Bléville is a tediously typical small French town with little to particularly recommend it. The town’s bourgois-elite guard their privileges closely, smugly comfortable and resentful of those just below them on the social ladder (who else do they have to fear after all other than those who could most readily take their place?).

The town’s rich take Aimée as one of their own. She blends in, attending their parties. In her spare time though she practices martial arts and prepares herself. She’s all business.

Lying in her hot bath, she opened the crime novel she had bought. She read ten pages. It took her six or seven minutes. She put the book down, masturbated, washed, and got out of the water. For a moment, in the bathroom mirror, she looked at her slim, seductive body. She dressed carefully; she aimed to please.

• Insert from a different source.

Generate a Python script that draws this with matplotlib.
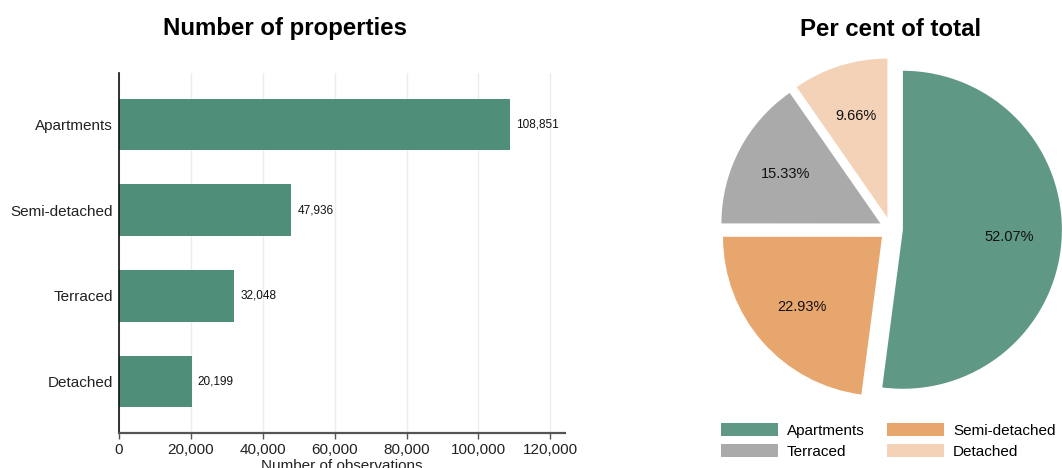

Aimée isn’t the only outsider. Baron Jules is a local, but outside the town’s rigid social heirarchy. He’s privileged by birth, but has no money. He detests the town’s old guard and he knows their secrets. He’s perfect for Aimée, who aims to bring chaos and to profit from the creative destruction that ensues. Baron Jules has never known how to strike back against the class he both belongs to and loathes. Aimée though, the perfect capitalist, can find profitable use for a man who spends his day trying to live outside of capitalism.

It’s not long before Aimée’s at the centre of the town’s tensions. As she observes to herself, it’s always the same (she’s done this before). “Sex always comes up first. Then money questions. And then, last, come the old crimes.”

Bléville has its old crimes, like everywhere else. One of those old crimes involves the local canned goods factory and a poisoning incident that led to the deaths of a “baby, two or three old people, along with thirty or so cows”. The incident was a major local scandal:

Many solid citizens pretended to be appalled; quite a few, out of stupidity, really were appalled.

Business, however, continued.

This is a blackly funny book. Aimée regularly passes a sign that exhorts the locals to “KEEP YOUR TOWN CLEAN!” It’s a case of be careful what you wish for, because Aimée’s passion for profit is going to wash right through and carry the town’s corruption with her. She is the logic of bourgois greed made hungry flesh.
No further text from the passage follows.